• _Information provided_:
═══

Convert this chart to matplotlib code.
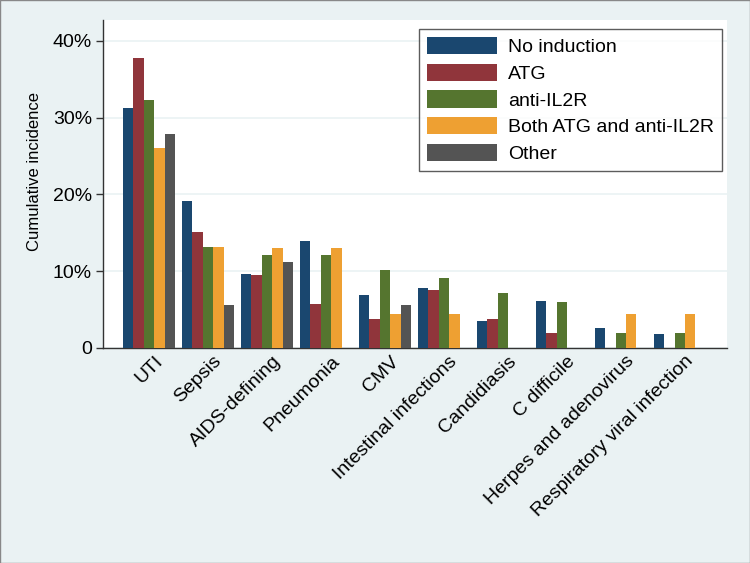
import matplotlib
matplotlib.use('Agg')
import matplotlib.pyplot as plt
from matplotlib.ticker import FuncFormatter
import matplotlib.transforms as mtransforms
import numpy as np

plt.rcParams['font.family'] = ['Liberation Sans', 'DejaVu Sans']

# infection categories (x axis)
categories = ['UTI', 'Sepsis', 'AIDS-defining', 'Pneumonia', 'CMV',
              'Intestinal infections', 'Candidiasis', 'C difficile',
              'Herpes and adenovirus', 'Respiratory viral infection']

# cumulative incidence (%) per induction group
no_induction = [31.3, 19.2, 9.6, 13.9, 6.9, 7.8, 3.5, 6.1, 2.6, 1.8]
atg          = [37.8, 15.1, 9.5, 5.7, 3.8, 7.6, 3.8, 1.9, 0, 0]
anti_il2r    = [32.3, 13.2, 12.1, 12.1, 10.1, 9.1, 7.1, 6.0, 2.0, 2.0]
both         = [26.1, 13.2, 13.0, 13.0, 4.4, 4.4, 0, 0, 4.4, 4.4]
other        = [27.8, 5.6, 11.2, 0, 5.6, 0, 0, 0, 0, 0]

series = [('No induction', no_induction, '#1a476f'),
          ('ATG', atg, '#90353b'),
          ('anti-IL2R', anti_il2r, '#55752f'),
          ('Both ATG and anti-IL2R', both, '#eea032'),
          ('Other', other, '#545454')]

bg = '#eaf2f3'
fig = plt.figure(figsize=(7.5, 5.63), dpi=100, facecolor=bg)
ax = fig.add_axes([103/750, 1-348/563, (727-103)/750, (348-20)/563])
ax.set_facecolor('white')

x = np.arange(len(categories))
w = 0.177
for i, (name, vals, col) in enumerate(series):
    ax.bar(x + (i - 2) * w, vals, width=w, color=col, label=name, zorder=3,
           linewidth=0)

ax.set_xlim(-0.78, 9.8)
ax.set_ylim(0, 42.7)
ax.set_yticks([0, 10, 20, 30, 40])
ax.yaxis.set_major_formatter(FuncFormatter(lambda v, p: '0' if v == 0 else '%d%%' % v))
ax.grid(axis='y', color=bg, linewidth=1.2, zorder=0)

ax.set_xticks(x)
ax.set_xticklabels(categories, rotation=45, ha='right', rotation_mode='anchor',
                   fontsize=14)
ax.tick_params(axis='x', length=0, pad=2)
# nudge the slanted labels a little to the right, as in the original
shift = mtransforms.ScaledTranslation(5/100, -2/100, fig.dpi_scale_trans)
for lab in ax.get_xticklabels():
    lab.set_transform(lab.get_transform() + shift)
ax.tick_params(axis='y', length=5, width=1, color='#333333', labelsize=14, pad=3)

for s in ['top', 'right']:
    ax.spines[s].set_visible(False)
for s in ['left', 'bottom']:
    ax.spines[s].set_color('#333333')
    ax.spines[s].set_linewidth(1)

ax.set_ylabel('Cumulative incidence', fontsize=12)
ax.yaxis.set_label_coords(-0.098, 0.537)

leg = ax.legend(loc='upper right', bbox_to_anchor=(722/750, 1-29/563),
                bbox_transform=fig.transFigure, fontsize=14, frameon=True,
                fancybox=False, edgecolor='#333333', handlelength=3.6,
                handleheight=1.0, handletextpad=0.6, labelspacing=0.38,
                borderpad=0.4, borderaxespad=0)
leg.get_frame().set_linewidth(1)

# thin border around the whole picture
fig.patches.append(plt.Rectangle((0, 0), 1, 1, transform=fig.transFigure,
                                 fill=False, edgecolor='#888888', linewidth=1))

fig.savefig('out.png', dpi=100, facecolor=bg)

═══

• _Work to complete_:
Give again exactly the lines running from the beginning of the material above through the line that contains "adenovirus', 'Respiratory viral infection']", and leave out every picture.

• _Response to the task_:
Convert this chart to matplotlib code.
import matplotlib
matplotlib.use('Agg')
import matplotlib.pyplot as plt
from matplotlib.ticker import FuncFormatter
import matplotlib.transforms as mtransforms
import numpy as np

plt.rcParams['font.family'] = ['Liberation Sans', 'DejaVu Sans']

# infection categories (x axis)
categories = ['UTI', 'Sepsis', 'AIDS-defining', 'Pneumonia', 'CMV',
              'Intestinal infections', 'Candidiasis', 'C difficile',
              'Herpes and adenovirus', 'Respiratory viral infection']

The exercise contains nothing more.